Iago despertó tarde tras una noche que alargó lo que pudo. Pensaba hacerse otra pila de kilómetros, así que desayunó con calma una lata de atún, dos rodajas de pan y una manzana, llenó la cantimplora en una fuente de la que también bebió y emprendió de nuevo la ruta con ese andar en el que ponía toda su rabia. Como siempre, avanzaba con la cabeza gacha, adelantando a cada peregrino que iba delante, hasta que una voz familiar le detuvo:

-Xin chào lần nữa. Tại sao lại vội vàng như vậy? -preguntó la chica asiática de la noche anterior.

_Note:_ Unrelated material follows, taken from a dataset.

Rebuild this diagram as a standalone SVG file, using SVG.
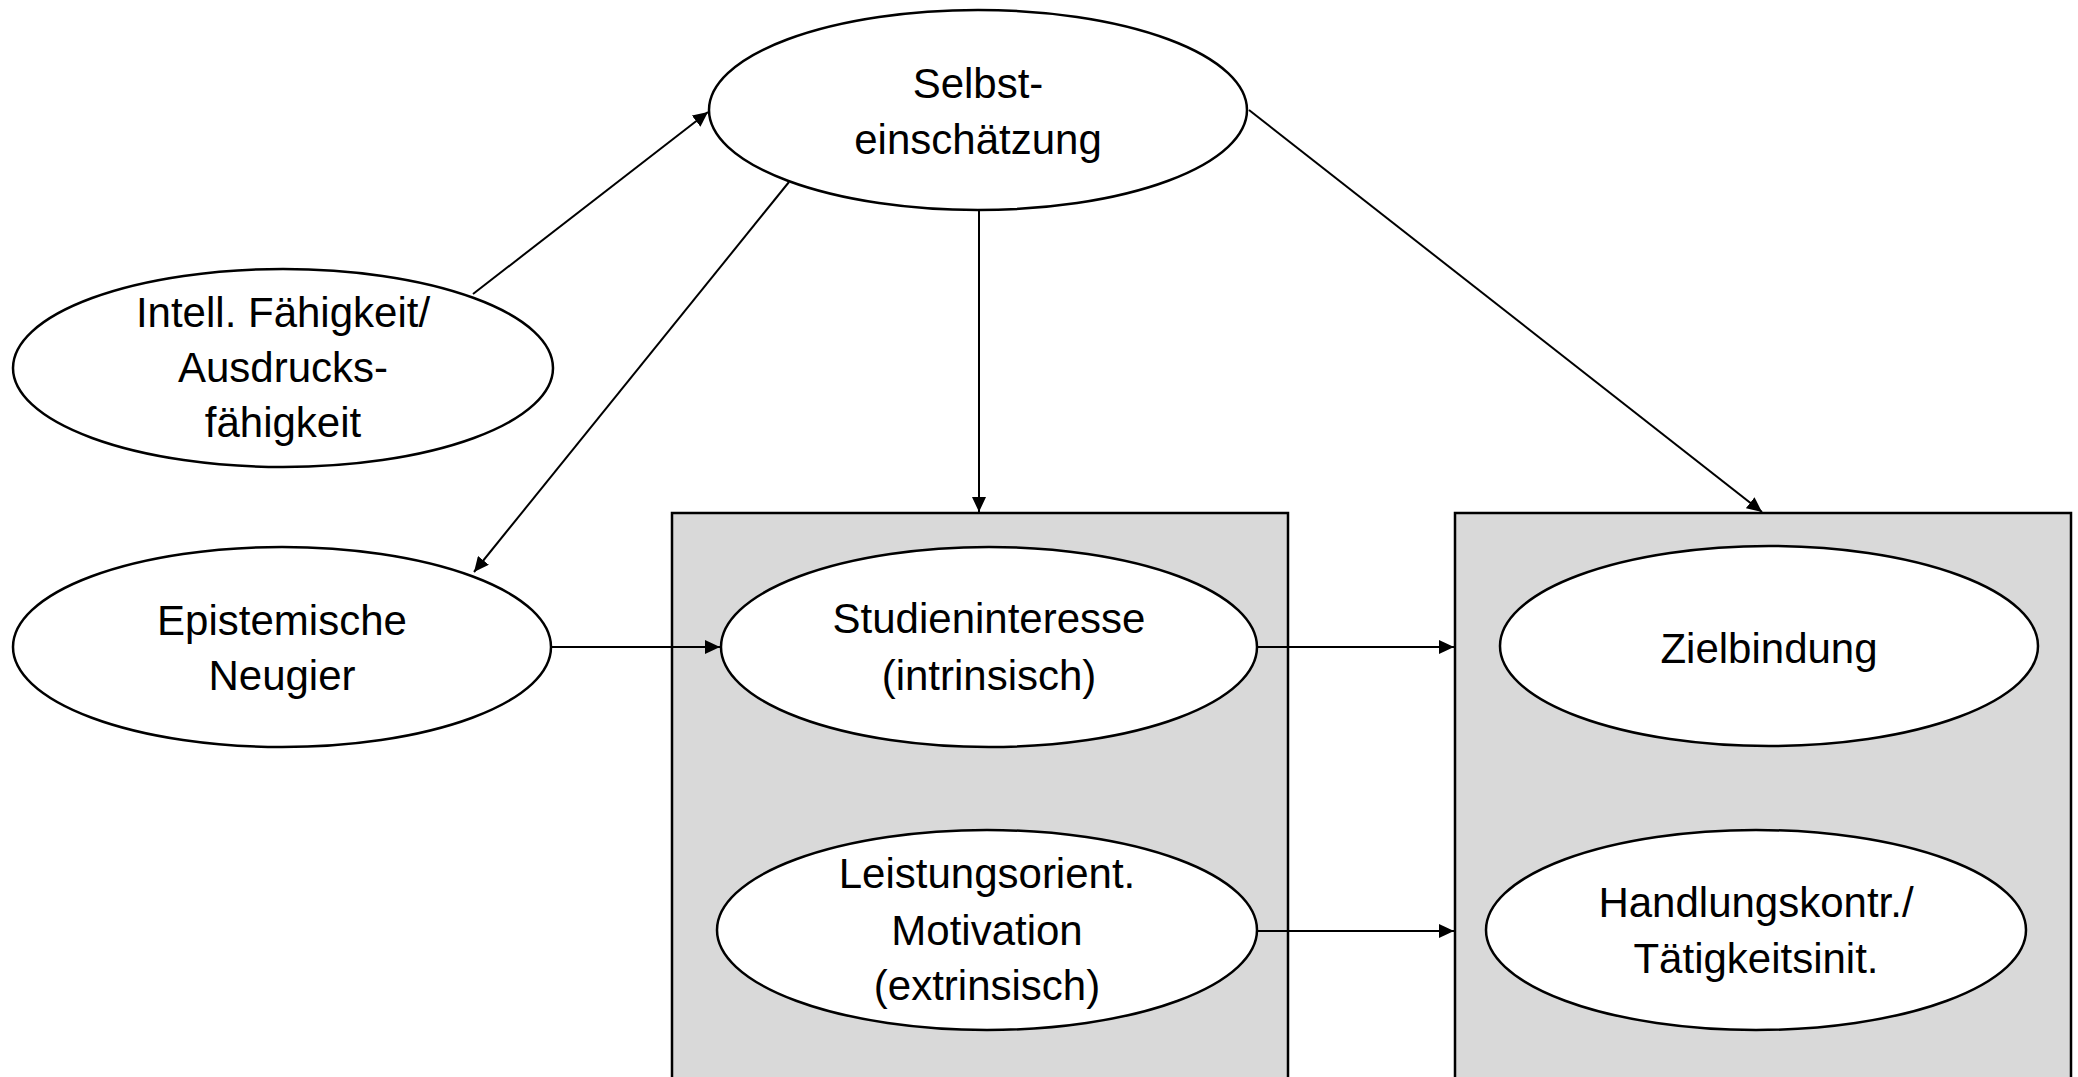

-Ah, eres tú otra vez. ¿Cómo te va? -contestó Iago ralentizando el paso para caminar a su lado.

Continuó el Camiño con ella hasta Compostela. Por primera vez en meses se sintió cómodo y acompañado. A lo largo de los siguientes días hablaron mucho. Iago le contó toda su vida, desde sus primeros recuerdos hasta el abrupto divorcio y las dificultades que estaba encontrando para superarlo, incluyendo la intromisión bienintencionada de su grupo de amigos para intentar que olvidara su desventura. Ella aprovechaba sus silencios para tomar el relevo y hablar. La sucesión de monólogos duró hasta Compostela. A veces se miraban y sonreían o uno asentía mientras la otra hablaba hasta que cambiaban los roles.

En el Obradoiro, tras visitar juntos la catedral, la chica sacó su móvil e hizo un selfie con Iago.

-Rất vui khi được đi cùng bạn. Bạn đã giúp tôi rất nhiều. Anh sẽ giữ em lại như một trong những kỉ niệm đẹp nhất của đời mình -dijo. Le besó en la mejilla y se despidió con un gesto.

-Gracias por todo -contestó él-. Has sido una gran amiga.

Ella se llevó una foto de recuerdo. A Iago le quedó la satisfacción de haberla encontrado y la convicción de que en determinados momentos no hay nada más relajante y curativo que hablar para una persona que sabe escuchar sin juzgar, aunque sea porque no entiende tu idioma.